In May, there are days when the sun beats down like summertime. And then there are days when the temperature hovers in the 50s, and mist turns into a drizzle so gradually you don’t even notice. Until you are soaked to the skin, that is, and chilled to the bone. I am not complaining for a second, mind you—we need every raindrop that falls—but it complicates matters as far as supper is concerned. That’s when everyone needs something warming and sustaining, yet not remotely wintry.

Thank goodness for leeks. They are available pretty much all the time, but in the spring they, like other alliums, are especially juicy and turn lush when cooked. You can get a good idea about how I like to use them (and then some) from this post from 2013. But this year I’m happily stuck on leek gratins.

This is entirely Georgeanne Brennan’s fault. I first learned how simple and versatile gratins were at her cooking school in Haute Provence years ago, and for a long while they were part of my culinary repertoire. Then they fell out of my rotation for some reason; I don’t remember why. I was reminded of their ease and utility, though, when I wrote up a q&a with Georgeanne for The Wall Street Journal back in February. Her leek gratin makes a delicious side to roast chicken, pork chops, or what have you. It also holds its own as a main course; just add a crisp romaine salad and a loaf of good bread. If you want to make it a bit more substantial, scatter shards of cooked ham over the leeks before adding the cheese. Any leftovers are good chopped and worked into an omelet.

One last note: Using a combination of Gruyère and Parmiagiano-Reggiano may seem fussy, but the addition of a little Parm always bumps up the flavor of another cheese. It’s for sass, as my great pal Damon Lee Fowler says.

Georgeanne Brennan’s Leek Gratin

As published in The Wall Street Journal

Total Time: 45 minutes Serves: 2 as a main, 3-4 as a side

8-10 leeks
2 teaspoons coarse salt
2 tablespoons butter, plus more for buttering dish
3 tablespoons all-purpose flour
1¼ cups whole milk or half-and-half, plus more if necessary
¼ teaspoon freshly ground white or black pepper
2 tablespoons freshly grated Parmesan
¼ cup freshly grated Gruyère

1. Preheat oven to 400 degrees. Trim leeks to fit crosswise in a large gratin dish, leaving some of the green on half of leeks. Run cold water into top of each leek, opening layers gently. Use cooking twine to tie leeks in bundles of 3-4. Bring a large pot of water to a boil. Add 1 teaspoon salt, then carefully add leeks to pot. Cook over medium heat until slightly limp but greens are still bright, 8-10 minutes. Drain and set aside.

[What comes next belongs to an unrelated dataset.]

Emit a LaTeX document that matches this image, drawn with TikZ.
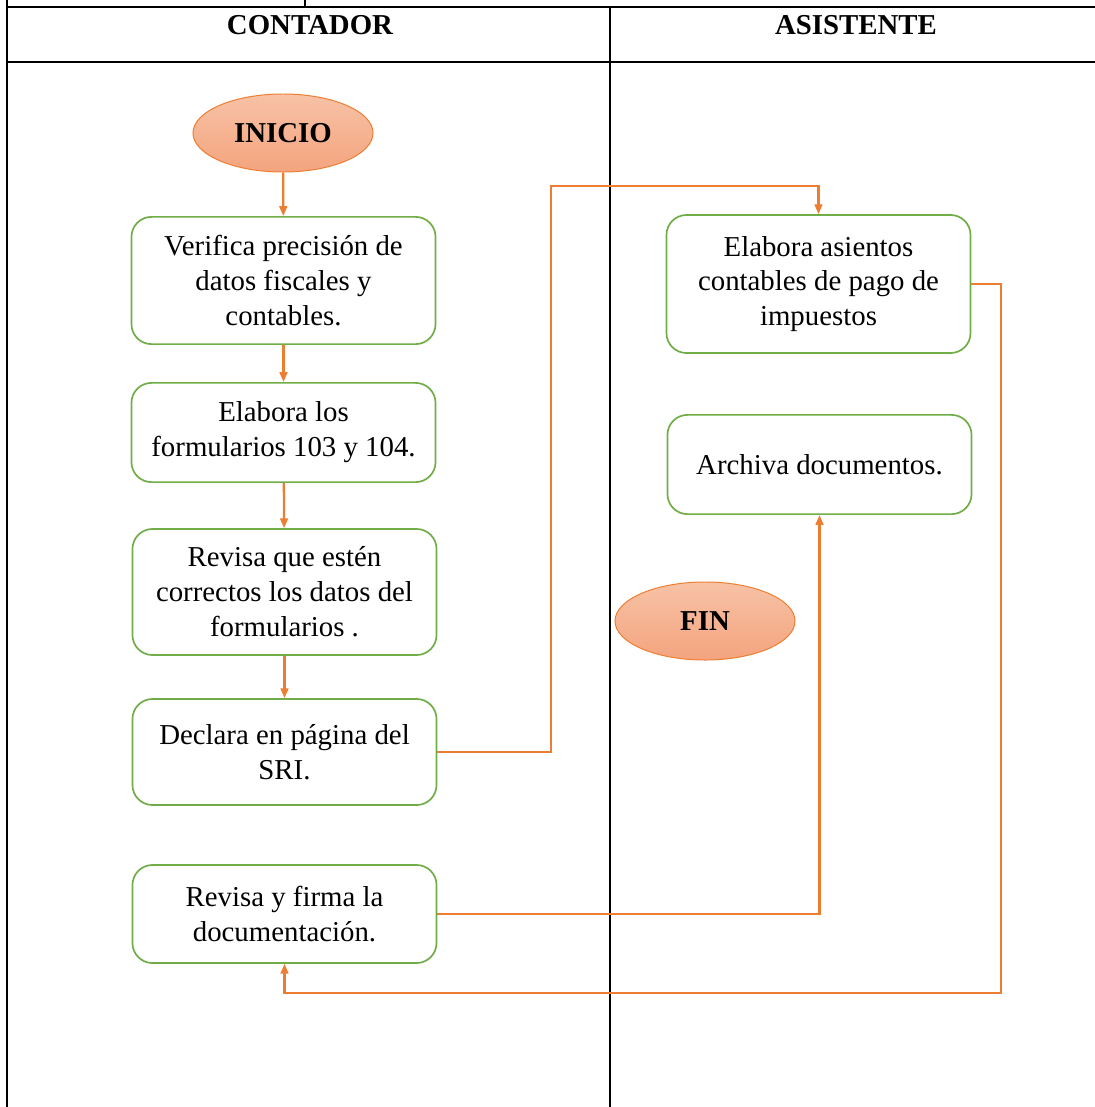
\documentclass[tikz,border=0pt]{standalone}
\usepackage{fontspec}
\setmainfont{Liberation Serif}
\usetikzlibrary{shapes.geometric, arrows.meta, positioning, calc}
\definecolor{floworange}{HTML}{ED7D31}
\definecolor{flowgreen}{HTML}{70AD47}
\definecolor{salmontop}{HTML}{F7C2A6}
\definecolor{salmonbot}{HTML}{F4A47E}

\begin{document}
\begin{tikzpicture}[x=0.025cm, y=-0.025cm, >={Triangle[length=7pt, width=5.5pt]}, font=\fontsize{20.5}{24.8}\selectfont]
\tikzset{
    lane/.style={line width=1.3pt, black},
    header/.style={font=\fontsize{20.5}{24.8}\selectfont\bfseries, anchor=center},
    stepbox/.style={draw=flowgreen, line width=1.2pt, rectangle, rounded corners=0.5cm, fill=white, minimum width=7.6cm, align=center, inner sep=2pt},
    terminal/.style={draw=floworange, line width=0.7pt, ellipse, minimum width=4.5cm, minimum height=1.95cm, top color=salmontop, bottom color=salmonbot, font=\fontsize{20.5}{24.8}\selectfont\bfseries},
    flow/.style={->, draw=floworange, line width=1.6pt}
}
\useasboundingbox (0,0) rectangle (1095,1107);
% swimlane table
\draw[lane] (7,0) -- (7,1107);
\draw[lane] (305,0) -- (305,7);
\draw[lane] (7,7) -- (1095,7);
\draw[lane] (7,62) -- (1095,62);
\draw[lane] (610,7) -- (610,1107);
\node[header] (Cont) at (310,25) {CONTADOR};
\node[header] (Asis) at (856,25) {ASISTENTE};
% contador
\node[terminal] (Inicio) at (283,133) {INICIO};
\node[stepbox, minimum height=3.18cm] (Verifica) at (283.5,280.5) {Verifica precisión de\\datos fiscales y\\contables.};
\node[stepbox, minimum height=2.48cm] (Elabora) at (283.5,432.5) {Elabora los\\formularios 103 y 104.};
\node[stepbox, minimum height=3.15cm] (Revisa) at (284.5,592) {Revisa que estén\\correctos los datos del\\formularios .};
\node[stepbox, minimum height=2.65cm] (Declara) at (284.5,752) {Declara en página del\\SRI.};
\node[stepbox, minimum height=2.45cm] (Firma) at (284.5,914) {Revisa y firma la\\documentación.};
% asistente
\node[stepbox, minimum height=3.45cm] (Asientos) at (818.5,284) {Elabora asientos\\contables de pago de\\impuestos};
\node[stepbox, minimum height=2.48cm] (Archiva) at (819.5,464.5) {Archiva documentos.};
\node[terminal] (Fin) at (705,621) {FIN};
% connectors
\coordinate (TurnA) at (551,186);
\coordinate (TurnB) at (1001,993);
\draw[flow] (Inicio) -- (Verifica);
\draw[flow] (Verifica) -- (Elabora);
\draw[flow] (Elabora) -- (Revisa);
\draw[flow] (Revisa) -- (Declara);
\draw[flow] (Declara.east) -| (TurnA) -| (Asientos.north);
\draw[flow] (Asientos.east) -| (TurnB) -| (Firma.south);
\draw[flow] (Firma.east) -| (Archiva.south);
\end{tikzpicture}
\end{document}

2. Melt 2 tablespoons butter until foaming in a medium saucepan over medium-high heat. Remove from heat and whisk in flour. Gradually whisk in 1¼ cup milk. Stir in pepper and remaining salt, then place over medium-low heat. Cook sauce, whisking occasionally to prevent lumps, until thickened to the consistency of yogurt, about 15 minutes. If sauce is too thick, whisk in additional milk, 1 tablespoon at a time, to achieve desired consistency.

3. Butter gratin dish, then spoon in about ¼ cup sauce. Place leeks over sauce in a single layer, alternating green and white ends. Spoon about ¾ cup sauce over leeks, but do not fully cover.

4. Sprinkle cheeses over leeks and bake until sauce begins to bubble and surface begins to turn golden brown, about 15 minutes. For more color, briefly place under broiler. Serve hot or warm.